A good example of polysemy can be found in the different ways in which people regard the terms ‘religion’ and ‘spirituality’, and this is the subject of the first exercise below.


Give some thought for a moment to the words ‘religion’ and ‘spirituality’. What do you understand by these terms? Is there any difference between them? If so, in what way are they different and why? How much depends on your perception of religion (positive or negative) and your perception of spirituality (positive or negative)?

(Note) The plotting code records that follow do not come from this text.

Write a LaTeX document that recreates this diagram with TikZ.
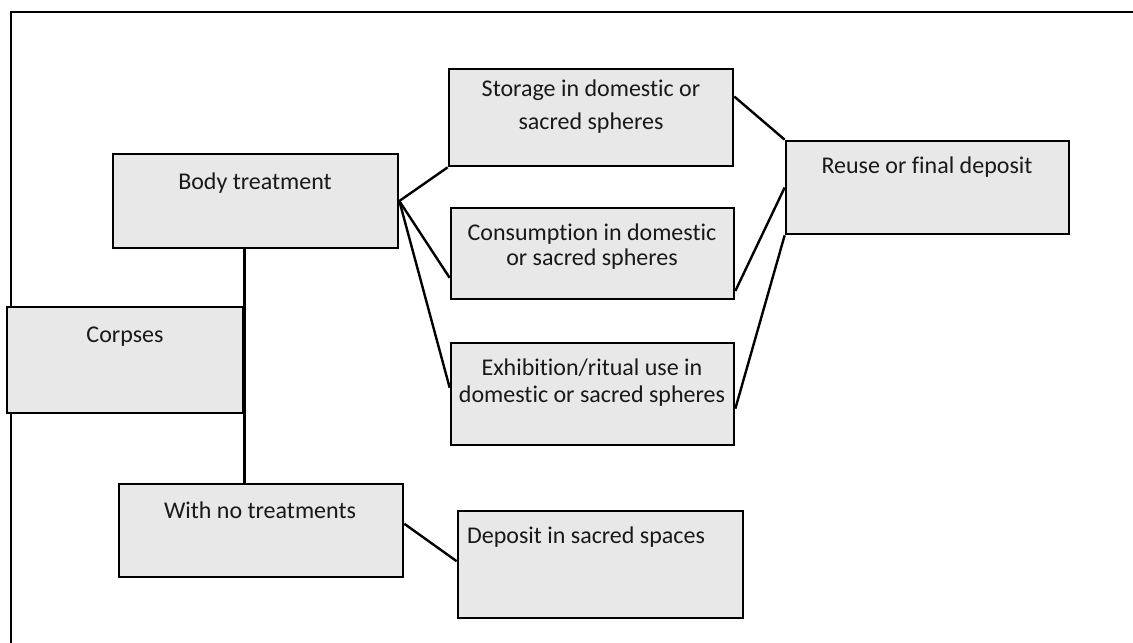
\documentclass[tikz,border=0pt]{standalone}
\usepackage{fontspec}
\setmainfont{Carlito}[Ligatures=NoCommon]
\usetikzlibrary{fit,calc}
\definecolor{boxgrey}{HTML}{E8E8E8}
\tikzset{
  box/.style={draw=black, line width=2pt, fill=boxgrey, inner sep=0pt},
  txt/.style={font=\fontsize{18}{21}\selectfont, inner sep=0pt, anchor=base, text=black!90},
  conn/.style={draw=black, line width=1.8pt},
}
\begin{document}
\begin{tikzpicture}[x=0.75pt,y=-0.75pt]
\useasboundingbox (0,0) rectangle (1133,643);
% frame
\draw[line width=1.9pt] (11,650) -- (11,12) -- (1140,12);
% boxes
\node[box, fit={(113,154) (398,248)}] (bt) {};
\node[box, fit={(449,69) (733,166)}] (st) {};
\node[box, fit={(451,208) (734,299)}] (cs) {};
\node[box, fit={(451,343) (734,445)}] (ex) {};
\node[box, fit={(786,141) (1069,234)}] (re) {};
\node[box, fit={(7,307) (243,413)}] (cp) {};
\node[box, fit={(119,484) (403,577)}] (wn) {};
\node[box, fit={(458,511) (743,618)}] (dp) {};
% texts
\node[txt] (btt) at (255,189) {Body treatment};
\node[txt] (stt1) at (591,96) {Storage in domestic or};
\node[txt] (stt2) at (591,129) {sacred spheres};
\node[txt] (cst1) at (592,240) {Consumption in domestic};
\node[txt] (cst2) at (592,265) {or sacred spheres};
\node[txt] (ext1) at (592,375) {Exhibition/ritual use in};
\node[txt] (ext2) at (592,402) {domestic or sacred spheres};
\node[txt] (ret) at (927,173) {Reuse or final deposit};
\node[txt] (cpt) at (125,342) {Corpses};
\node[txt] (wnt) at (260,518) {With no treatments};
\node[txt] (dpt) at (586,543) {Deposit in sacred spaces};
% connectors
\draw[conn] (bt.east) -- (st.south west);
\draw[conn] (bt.east) -- ($(cs.north west)!0.76!(cs.south west)$);
\draw[conn] (bt.east) -- ($(ex.north west)!0.44!(ex.south west)$);
\draw[conn] ($(st.north east)!0.29!(st.south east)$) -- (re.north west);
\draw[conn] ($(cs.north east)!0.9!(cs.south east)$) -- (re.west);
\draw[conn] ($(ex.north east)!0.64!(ex.south east)$) -- (re.south west);
\draw[conn] (cp.east |- bt.south) -- (cp.east |- wn.north);
\draw[conn] ($(wn.north east)!0.43!(wn.south east)$) -- ($(dp.north west)!0.47!(dp.south west)$);
\end{tikzpicture}
\end{document}
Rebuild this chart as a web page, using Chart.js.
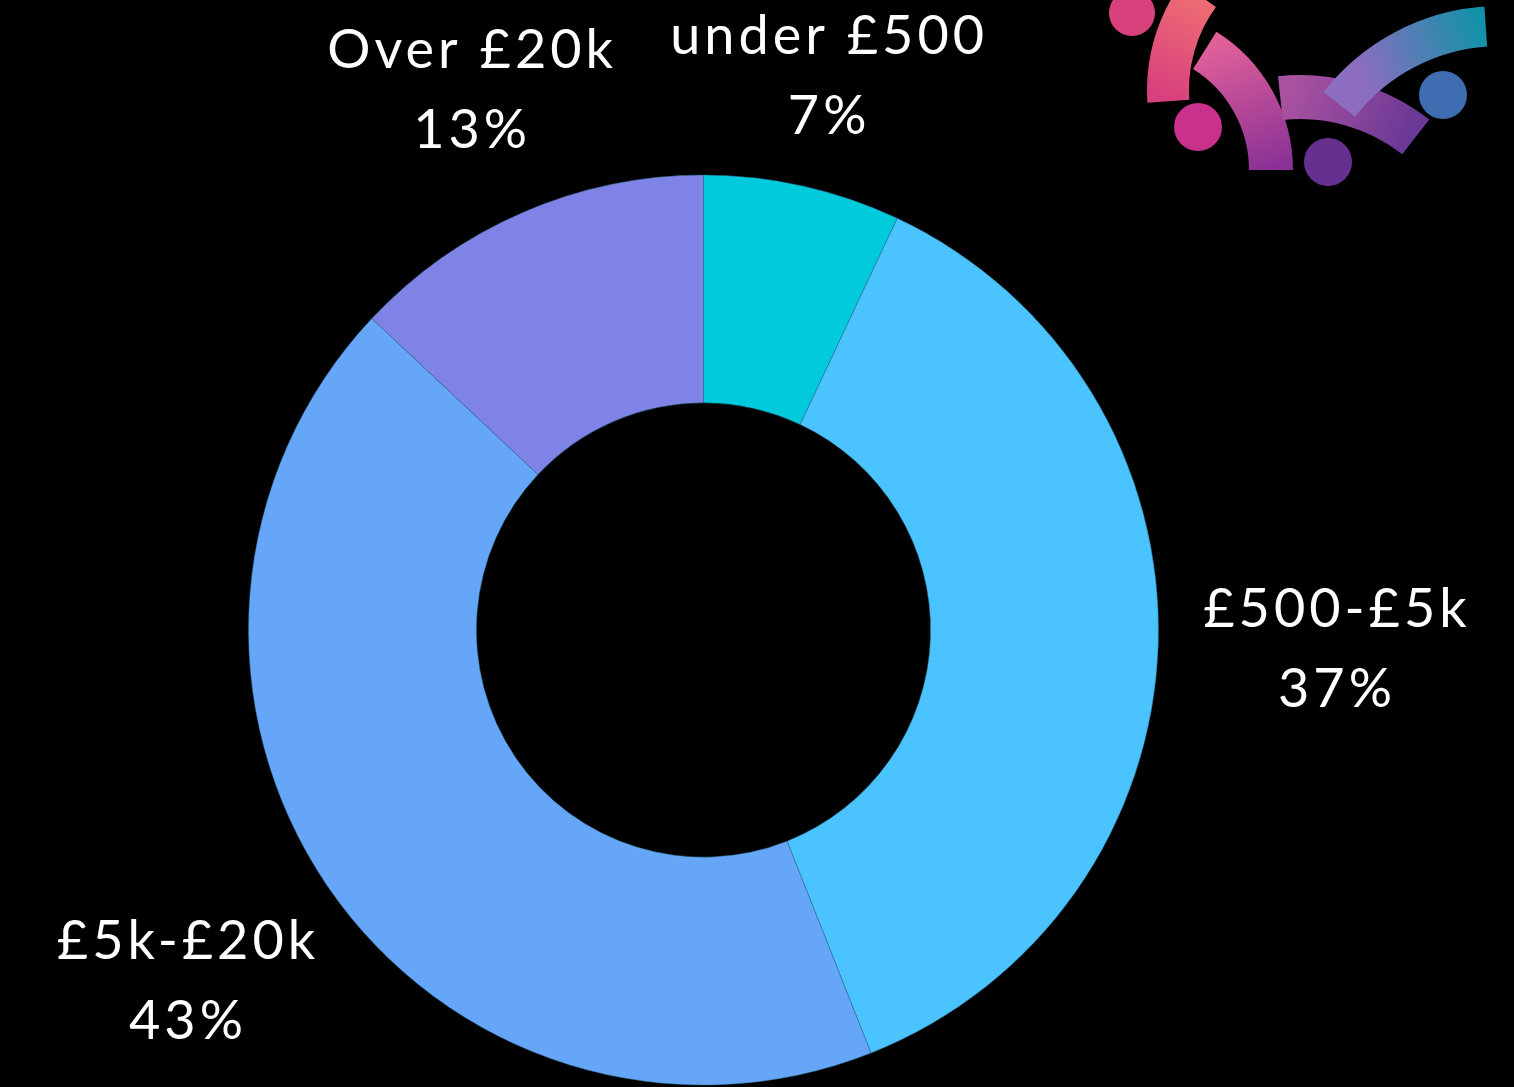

In the latter part of the twentieth century some people came to prefer the term ‘spirituality’ to religion, and started to use spirituality to denote a particular understanding of religious and spiritual matters. For many people in the West, ‘religion’ became a term with negative connotations – institutionalized, hierarchical, patriarchal, oppressive, ‘out of touch’, worldly – that is to say, whatever they disliked or disapproved of in their experience or perception of ‘conventional’ religion. Spirituality, by comparison, became a positive term, perceived as a personal, intuitive, experiential involvement with the divine or supernatural. So, spirituality is thought of by some people as ‘purer’ than religion. Increasingly, people voice such sentiments as ‘you can be religious without being spiritual, and spiritual without being religious’, or ‘religion is about boundaries; spirituality is about lack of boundaries’. Spirituality has thus become a word with a number of meanings, appropriated both by those who are within or on the peripheries of an identifiable religion (such as Christianity) and those who, although non-aligned (i.e. not formally attached to any particular religious group), perceive themselves to be ‘spiritual’ or involved in spiritual activity by virtue of their world-views and lifestyles.

There are, of course, a great many people for whom religion continues to have very positive connotations, and who would regard the idea of spirituality divorced from religion as puzzling, if not absurd. You simply need to be aware of the different uses and understandings of these terms, and how they are employed in particular contexts.